Таким Ли Бо взволнованно, с явными элементами сопереживания, психологического вживания в образ нарисовал своего друга ученого даоса Юань Даньцю, еще не ставшего сянем, но стоящего на пути постепенной трансформации. Куда? За границы времени-пространства — или, как предположил А.Е.Лукьянов, «в себя», то есть в субъективную виртуальность? Видимо, скорее эту трансформацию можно представить себе не как пересечение неких «границ», за которыми находится «иной мир», а постепенное изменение внутреннего земного статуса в сакральный, позволяющий включать доселе приторможенные психосоматические возможности человека и обрести гармонию со вселенским миропорядком, после чего присущие человеку в его земной жизни визуальные и психические изменения прекращаются, переходя в статичность вечного бытия.

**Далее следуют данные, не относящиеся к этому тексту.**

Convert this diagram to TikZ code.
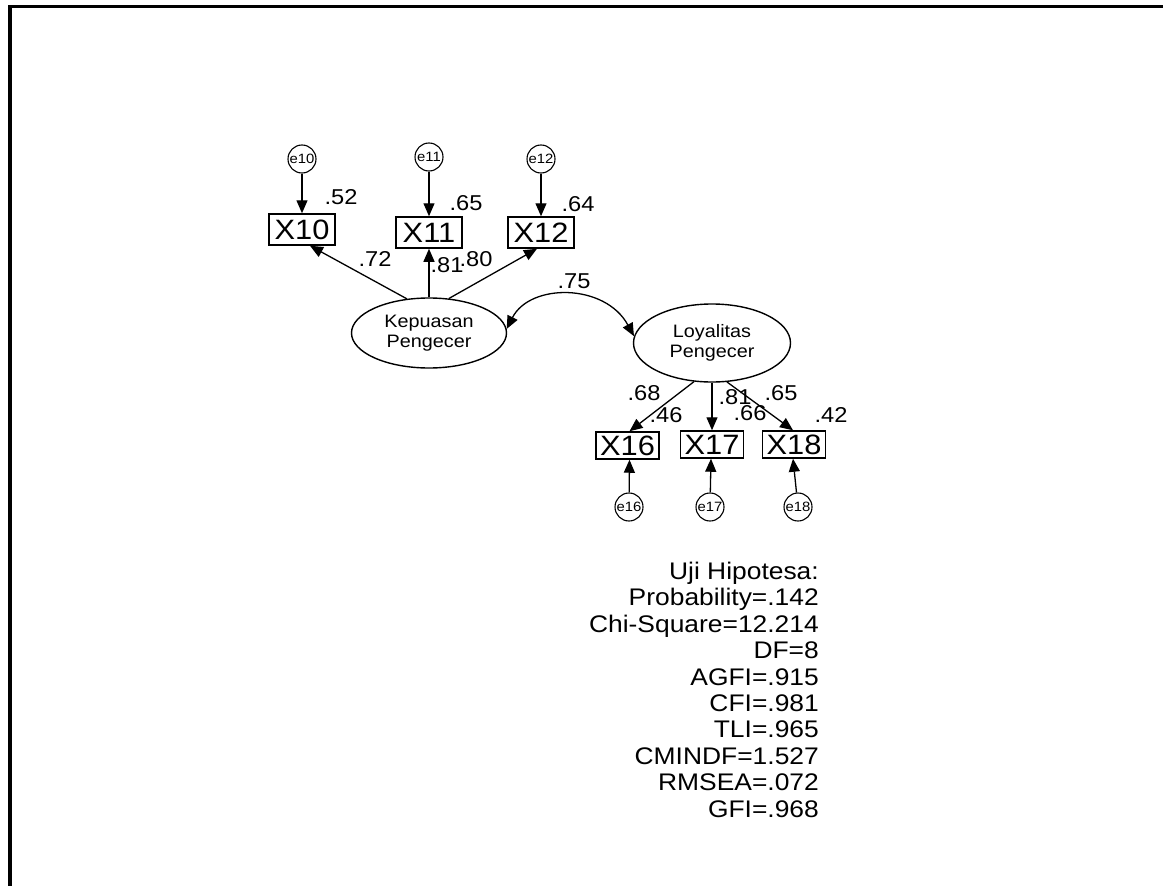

Несмотря на существующую даоскую установку о том, что Небо и Земля — «единый Ком», поэт четко формулирует разницу между бренным и вечным, относя первое к Земле, второе к Небу, и если для первого он находит те или иные количественные меры («сто сорок лет» процветания Танской империи, «тридцать шесть тысяч дней», которыми исчисляется земной век, когда он — в другом стихотворении — предлагает ночь за ночью ходить со свечой, чтобы попытаться рассеять мрак в душе человеческой, «сорок восемь тысяч лет» существования оформленного государственного образования в области Шу, «триста шестьдесят тысяч» рекрутов, отправленных на войну, и так далее), то второе у него — «вечное», «беспредельное», «неисчерпаемое», то есть не имеющее завершающей границы, и вход туда ведет через «Врата Неисчерпаемости» (у цюн мэнь): «Светило ночи и светило дней / Без устали вершат круговорот, / Средь тьмой объятых суетных людей / Никто так бесконечно не живет».

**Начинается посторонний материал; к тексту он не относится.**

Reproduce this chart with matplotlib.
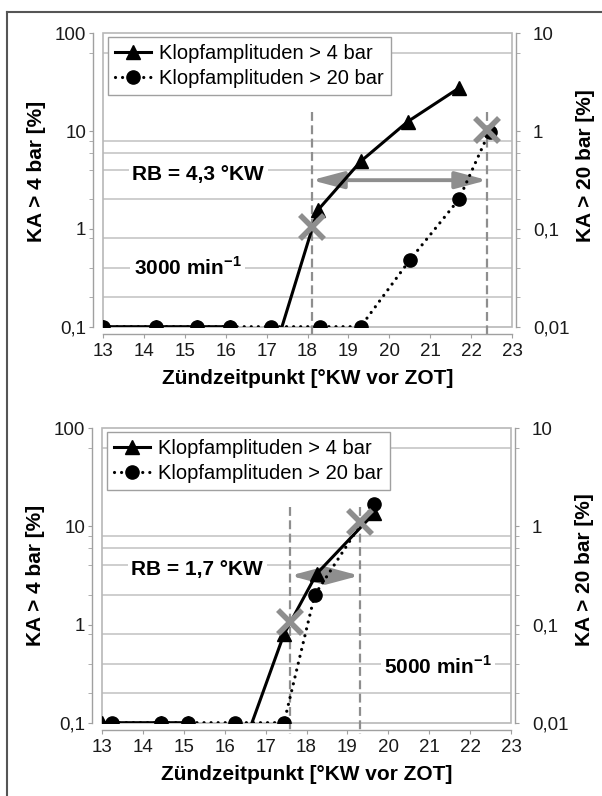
import numpy as np
import matplotlib.pyplot as plt
from matplotlib.patches import Rectangle
from matplotlib.lines import Line2D
from matplotlib.ticker import NullFormatter

plt.rcParams['font.family'] = ['Liberation Sans', 'DejaVu Sans']
plt.rcParams['mathtext.fontset'] = 'custom'
plt.rcParams['mathtext.rm'] = 'Liberation Sans'
plt.rcParams['mathtext.bf'] = 'Liberation Sans:bold'

# --- Daten ---
# 3000 min-1
tri_x_3000 = [13.0, 14.3, 15.3, 16.1, 17.1, 18.25, 19.3, 20.45, 21.7]
tri_y_3000 = [0.1, 0.1, 0.1, 0.1, 0.042, 1.55, 4.9, 12.5, 27.5]
circ_x_3000 = [13.0, 14.3, 15.3, 16.1, 17.1, 18.3, 19.3, 20.5, 21.7, 22.45]
circ_y_3000 = [0.01, 0.01, 0.01, 0.01, 0.01, 0.01, 0.01, 0.048, 0.2, 0.99]
rb_3000 = [18.1, 22.4]
cross_y_3000 = [1.05, 10.3]

# 5000 min-1
tri_x_5000 = [13.0, 14.45, 15.1, 16.25, 17.45, 18.25, 19.65]
tri_y_5000 = [0.1, 0.1, 0.1, 0.033, 0.8, 3.3, 13.6]
circ_x_5000 = [13.25, 14.45, 15.1, 16.25, 17.45, 18.2, 19.65]
circ_y_5000 = [0.01, 0.01, 0.01, 0.01, 0.01, 0.2, 1.7]
rb_5000 = [17.6, 19.3]
cross_y_5000 = [1.05, 11.0]

# Gitterlinien (linke Achse)
grid_vals = [62.5, 8, 6, 4, 2, 0.8, 0.4, 0.2]

x_ticks = list(range(13, 24))
left_ticks = [0.1, 1, 10, 100]
left_labels = ['0,1', '1', '10', '100']
right_ticks = [0.01, 0.1, 1, 10]
right_labels = ['0,01', '0,1', '1', '10']

GRID = '#c6c6c6'
AX_C = '#a0a0a0'
MARK_C = '#8e8e8e'


def draw_panel(ax, tri_x, tri_y, circ_x, circ_y, rb, cross_y, rb_text,
               speed_text, speed_xy, ylab_y):
    ax2 = ax.twinx()
    ax.set_xlim(13, 23)
    ax.set_yscale('log')
    ax.set_ylim(0.1, 100)
    ax2.set_yscale('log')
    ax2.set_ylim(0.01, 10)

    for g in grid_vals:
        ax.axhline(g, color=GRID, lw=1.2, zorder=0.5)
    ax.add_patch(Rectangle((0, 0), 1, 1, transform=ax.transAxes, fill=False,
                           ec='#b8b8b8', lw=1.2, zorder=0.6, clip_on=False))

    # Achsen im Excel-Stil
    for s in ['top', 'right']:
        ax.spines[s].set_visible(False)
    for s in ['top', 'left', 'bottom']:
        ax2.spines[s].set_visible(False)
    ax.spines['left'].set_position(('outward', 7))
    ax.spines['bottom'].set_position(('outward', 5))
    ax2.spines['right'].set_position(('outward', 3))
    for sp in [ax.spines['left'], ax.spines['bottom'], ax2.spines['right']]:
        sp.set_color(AX_C)
        sp.set_linewidth(1.0)

    ax.set_xticks(x_ticks)
    ax.set_xticklabels([str(t) for t in x_ticks])
    ax.set_yticks(left_ticks)
    ax.set_yticklabels(left_labels)
    ax.set_yticks(grid_vals, minor=True)
    ax.yaxis.set_minor_formatter(NullFormatter())
    ax2.set_yticks(right_ticks)
    ax2.set_yticklabels(right_labels)
    ax2.set_yticks([g / 10 for g in grid_vals], minor=True)
    ax2.yaxis.set_minor_formatter(NullFormatter())

    ax.tick_params(axis='both', which='both', direction='out', length=3,
                   color=AX_C, labelsize=13.5, labelcolor='#1a1a1a')
    ax.tick_params(axis='x', pad=4)
    ax.tick_params(axis='y', pad=2)
    ax2.tick_params(axis='y', which='both', direction='out', length=3,
                    color=AX_C, labelsize=13.5, labelcolor='#1a1a1a', pad=9)

    # Reaktionsbreite
    for xv in rb:
        ax.plot([xv, xv], [15.8, 0.076], ls=(0, (4, 2)), color=MARK_C,
                lw=1.6, zorder=2, clip_on=False)
    ax.annotate('', xy=(rb[0], 3.15), xytext=(rb[1], 3.15),
                arrowprops=dict(arrowstyle='<|-|>,head_length=1.2,head_width=0.32',
                                color=MARK_C, lw=2.8, shrinkA=0, shrinkB=0,
                                mutation_scale=16), zorder=2.5)

    l1, = ax.plot(tri_x, tri_y, color='black', lw=2.2, marker='^', ms=10.5,
                  zorder=3, label='Klopfamplituden > 4 bar')
    l2, = ax2.plot(circ_x, circ_y, color='black', lw=2.3,
                   ls=(0, (0.01, 2.2)), dash_capstyle='round',
                   marker='o', ms=9.5, zorder=3,
                   label='Klopfamplituden > 20 bar')
    ax2.plot(rb, cross_y, transform=ax.transData, ls='none', marker='x',
             ms=17, mew=4, color=MARK_C, zorder=5)

    ax.text(13.72, 3.6, rb_text, fontsize=15, fontweight='bold', va='center',
            ha='left', zorder=2,
            bbox=dict(facecolor='white', edgecolor='none', pad=2.5))
    ax.text(speed_xy[0], speed_xy[1], speed_text, fontsize=15,
            fontweight='bold', va='center', ha='left', zorder=2,
            bbox=dict(facecolor='white', edgecolor='none', pad=2.5))

    leg = ax2.legend(handles=[l1, l2], loc='upper left',
                     bbox_to_anchor=(0.012, 0.988), borderaxespad=0,
                     fontsize=14.5, fancybox=False, edgecolor='#a0a0a0',
                     framealpha=1, handlelength=1.8, handletextpad=0.4,
                     borderpad=0.35, labelspacing=0.3)
    leg.get_frame().set_linewidth(1.0)

    ax.set_xlabel('Zündzeitpunkt [°KW vor ZOT]', fontsize=15,
                  fontweight='bold')
    ax.xaxis.set_label_coords(0.5, -0.145)
    ax.set_ylabel('KA > 4 bar [%]', fontsize=15, fontweight='bold')
    ax.yaxis.set_label_coords(-0.14, ylab_y)
    ax2.set_ylabel('KA > 20 bar [%]', fontsize=15, fontweight='bold',
                   rotation=90)
    ax2.yaxis.set_label_coords(1.157, ylab_y + 0.02)
    return ax2


fig = plt.figure(figsize=(6.02, 7.96), dpi=100)
W, H = 602.0, 796.0

ax_top = fig.add_axes([103 / W, 1 - 326.7 / H, 409 / W, 293.4 / H])
draw_panel(ax_top, tri_x_3000, tri_y_3000, circ_x_3000, circ_y_3000,
           rb_3000, cross_y_3000, 'RB = 4,3 °KW',
           r'3000 min$^{\mathbf{-1}}$', (13.75, 0.4), 0.53)

ax_bot = fig.add_axes([102 / W, 1 - 722.7 / H, 409 / W, 294.4 / H])
draw_panel(ax_bot, tri_x_5000, tri_y_5000, circ_x_5000, circ_y_5000,
           rb_5000, cross_y_5000, 'RB = 1,7 °KW',
           r'5000 min$^{\mathbf{-1}}$', (19.9, 0.37), 0.5)

# Rahmen (nur links und oben sichtbar)
fig.add_artist(Line2D([7 / W, 7 / W], [0, 1 - 12 / H], transform=fig.transFigure,
                      color='#555555', lw=1.5))
fig.add_artist(Line2D([7 / W, 1], [1 - 12 / H, 1 - 12 / H],
                      transform=fig.transFigure, color='#555555', lw=1.5))

fig.savefig('out.png', dpi=100, facecolor='white')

Но даже горам, сакральным формированиям, уходящим в небеса, невозможно тягаться во временной протяженности с самим Небом: «Зажато небо в пиках Колдовских, / Внизу Башуй беснуется, силен. / Но будет час — мы не увидим их, / А Небо — не придет к концу времен».
Крайне любопытна буквальная формулировка последней строки: цин тянь у дао ши, то есть «на Небе нет времени, которое достигло бы его», «Время не достигает Неба», «у Неба не будет предела»; возможна и такая интерпретация — «Небо не падет во Время» (в среднекитайском языке омонимы дао «достигать, приходить» и дао «падать», «рушиться» могли взаимозаменяться с синонимичными значениями); не менее любопытна и опечатка в одном из современных изданий, где последние три иероглифа даны в иной последовательности: дао у ши, что можно интерпретировать так — Небо «пришло к отсутствию времени». Тут уже явственно слышен намек на «вневременье» Неба.

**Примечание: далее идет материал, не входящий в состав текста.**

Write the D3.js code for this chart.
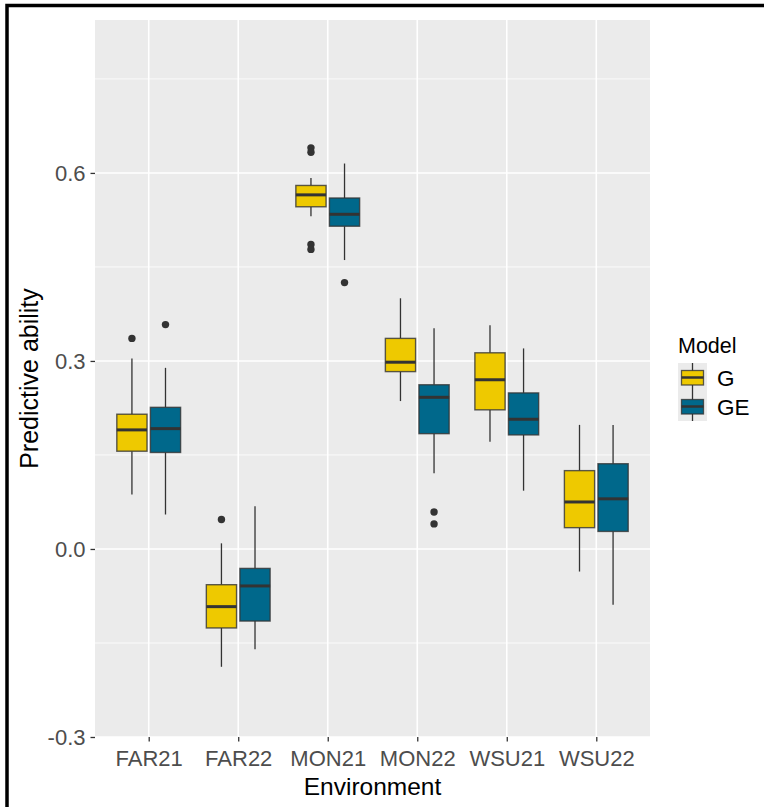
<!DOCTYPE html>
<html>
<head>
<meta charset="utf-8">
<script src="https://cdn.jsdelivr.net/npm/d3@7"></script>
<style>
  html, body { margin: 0; padding: 0; background: #ffffff; }
  svg { display: block; }
  text { font-family: Arial, "Liberation Sans", sans-serif; }
</style>
</head>
<body>
<svg id="chart" width="764" height="807"></svg>
<script>
// Environments on the x axis and the two prediction models
const environments = ["FAR21", "FAR22", "MON21", "MON22", "WSU21", "WSU22"];
const models = ["G", "GE"];
const modelColors = ["#EEC900", "#00688B"];

// Box statistics per environment, model G
const gLower  = [0.087, -0.188, 0.531, 0.236, 0.171, -0.036];
const gQ1     = [0.156, -0.126, 0.546, 0.283, 0.222, 0.034];
const gMedian = [0.190, -0.092, 0.565, 0.298, 0.270, 0.075];
const gQ3     = [0.215, -0.057, 0.580, 0.336, 0.313, 0.125];
const gUpper  = [0.304, 0.009, 0.592, 0.400, 0.357, 0.198];
const gOutliers = [[0.336], [0.047], [0.640, 0.633, 0.486, 0.478], [], [], []];

// Box statistics per environment, model GE
const geLower  = [0.055, -0.160, 0.461, 0.121, 0.093, -0.089];
const geQ1     = [0.154, -0.115, 0.515, 0.184, 0.182, 0.028];
const geMedian = [0.192, -0.059, 0.534, 0.242, 0.207, 0.080];
const geQ3     = [0.226, -0.031, 0.560, 0.262, 0.249, 0.136];
const geUpper  = [0.289, 0.068, 0.615, 0.352, 0.320, 0.198];
const geOutliers = [[0.358], [], [0.425], [0.059, 0.040], [], []];

const yTicks = [-0.3, 0.0, 0.3, 0.6];
const yTickLabels = ["-0.3", "0.0", "0.3", "0.6"];
const yMinor = [-0.15, 0.15, 0.45, 0.75];

const svg = d3.select("#chart");
const W = 764, H = 807;
const panel = { left: 95, right: 650, top: 20, bottom: 737 };

// Frame around the figure
svg.append("path")
  .attr("d", `M7,${H} V5.5 H${W}`)
  .attr("fill", "none").attr("stroke", "#000").attr("stroke-width", 3.5);

const x = d3.scalePoint().domain(environments)
  .range([panel.left, panel.right]).padding(0.6);
const step = x.step();
const dodge = d3.scaleBand().domain(models)
  .range([-0.375 * step, 0.375 * step])
  .paddingInner(0.1).paddingOuter(0.05);
const y = d3.scaleLinear().domain([-0.3, 0.844])
  .range([panel.bottom, panel.top]);

// Panel background and grid
svg.append("rect")
  .attr("x", panel.left).attr("y", panel.top)
  .attr("width", panel.right - panel.left).attr("height", panel.bottom - panel.top)
  .attr("fill", "#EBEBEB");

const grid = svg.append("g");
grid.selectAll("line.minor").data(yMinor).join("line")
  .attr("x1", panel.left).attr("x2", panel.right)
  .attr("y1", d => y(d)).attr("y2", d => y(d))
  .attr("stroke", "#fff").attr("stroke-width", 0.8);
grid.selectAll("line.major").data(yTicks).join("line")
  .attr("x1", panel.left).attr("x2", panel.right)
  .attr("y1", d => y(d)).attr("y2", d => y(d))
  .attr("stroke", "#fff").attr("stroke-width", 1.6);
grid.selectAll("line.vmajor").data(environments).join("line")
  .attr("x1", d => x(d)).attr("x2", d => x(d))
  .attr("y1", panel.top).attr("y2", panel.bottom)
  .attr("stroke", "#fff").attr("stroke-width", 1.6);

// Assemble box records
const boxes = [];
environments.forEach((env, i) => {
  boxes.push({ env, model: "G", color: modelColors[0],
    lo: gLower[i], q1: gQ1[i], med: gMedian[i], q3: gQ3[i], hi: gUpper[i], out: gOutliers[i] });
  boxes.push({ env, model: "GE", color: modelColors[1],
    lo: geLower[i], q1: geQ1[i], med: geMedian[i], q3: geQ3[i], hi: geUpper[i], out: geOutliers[i] });
});

const bw = dodge.bandwidth();
const cx = d => x(d.env) + dodge(d.model) + bw / 2;

const g = svg.append("g");
const bg = g.selectAll("g.box").data(boxes).join("g");
bg.append("line")
  .attr("x1", cx).attr("x2", cx)
  .attr("y1", d => y(d.hi)).attr("y2", d => y(d.q3))
  .attr("stroke", "#333").attr("stroke-width", 1.3);
bg.append("line")
  .attr("x1", cx).attr("x2", cx)
  .attr("y1", d => y(d.q1)).attr("y2", d => y(d.lo))
  .attr("stroke", "#333").attr("stroke-width", 1.3);
bg.append("rect")
  .attr("x", d => cx(d) - bw / 2).attr("width", bw)
  .attr("y", d => y(d.q3)).attr("height", d => y(d.q1) - y(d.q3))
  .attr("fill", d => d.color)
  .attr("stroke", "#333").attr("stroke-opacity", 0.8).attr("stroke-width", 1.4);
bg.append("line")
  .attr("x1", d => cx(d) - bw / 2).attr("x2", d => cx(d) + bw / 2)
  .attr("y1", d => y(d.med)).attr("y2", d => y(d.med))
  .attr("stroke", "#333").attr("stroke-width", 3);
bg.selectAll("circle").data(d => d.out.map(v => ({ v, d }))).join("circle")
  .attr("cx", p => cx(p.d)).attr("cy", p => y(p.v)).attr("r", 3.7)
  .attr("fill", "#333");

// Axes
const xAxis = svg.append("g")
  .attr("transform", `translate(0,${panel.bottom})`)
  .call(d3.axisBottom(x).tickSize(4.5).tickPadding(4));
const yAxis = svg.append("g")
  .attr("transform", `translate(${panel.left},0)`)
  .call(d3.axisLeft(y).tickValues(yTicks)
    .tickFormat((d, i) => yTickLabels[i]).tickSize(4.5).tickPadding(5));
[xAxis, yAxis].forEach(a => {
  a.select(".domain").remove();
  a.selectAll(".tick line").attr("stroke", "#333").attr("stroke-width", 1.3);
  a.selectAll(".tick text").attr("fill", "#4D4D4D").attr("font-size", 22)
    .attr("font-family", "Arial, 'Liberation Sans', sans-serif");
});
xAxis.selectAll(".tick text").attr("dy", null).attr("y", 29);
yAxis.selectAll(".tick text").attr("dy", "0.36em");

// Axis titles
svg.append("text")
  .attr("x", (panel.left + panel.right) / 2).attr("y", 795)
  .attr("text-anchor", "middle").attr("font-size", 24.5).attr("fill", "#000")
  .text("Environment");
svg.append("text")
  .attr("transform", `translate(38,${(panel.top + panel.bottom) / 2}) rotate(-90)`)
  .attr("text-anchor", "middle").attr("font-size", 25).attr("fill", "#000")
  .text("Predictive ability");

// Legend
const leg = svg.append("g").attr("transform", "translate(678,0)");
leg.append("text").attr("x", 0).attr("y", 353)
  .attr("font-size", 21.5).attr("fill", "#000").text("Model");
const keyH = 29, keyW = 29, key0 = 363;
models.forEach((m, i) => {
  const ky = key0 + i * keyH;
  const kg = leg.append("g").attr("transform", `translate(0,${ky})`);
  kg.append("rect").attr("width", keyW).attr("height", keyH).attr("fill", "#EBEBEB");
  kg.append("line").attr("x1", keyW / 2).attr("x2", keyW / 2)
    .attr("y1", 0).attr("y2", keyH).attr("stroke", "#333").attr("stroke-width", 1.3);
  kg.append("rect").attr("x", 3.5).attr("y", 7.5).attr("width", keyW - 7).attr("height", keyH - 14.5)
    .attr("fill", modelColors[i]).attr("stroke", "#333").attr("stroke-opacity", 0.8).attr("stroke-width", 1.3);
  kg.append("line").attr("x1", 3.5).attr("x2", keyW - 3.5)
    .attr("y1", keyH / 2).attr("y2", keyH / 2).attr("stroke", "#333").attr("stroke-width", 2.5);
  leg.append("text").attr("x", 39).attr("y", ky + keyH / 2).attr("dy", "0.36em")
    .attr("font-size", 22.5).attr("fill", "#000").text(m);
});
</script>
</body>
</html>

В это «вневременье» Ли Бо и стремился, ощущая себя чужаком в том реальном времени (и пространстве), в котором находился: «Преданье есть, что среди вод морских / Пэнлайский остров дыбится горой, / На древе-яшме зелены листки, / И сладок плод, который ест святой. / Откусит раз — и нет седых волос, / Откусит вновь — и вечно юн и мил… / Меня бы кто-нибудь туда унес / И больше в этот мир не возвратил»; «„Что Вас влечет на Бирюзовый Склон?“ — / Лишь усмехнулся, и в душе покой: / Здесь персиковый цвет со всех сторон, / Нет суетных людей, здесь мир иной».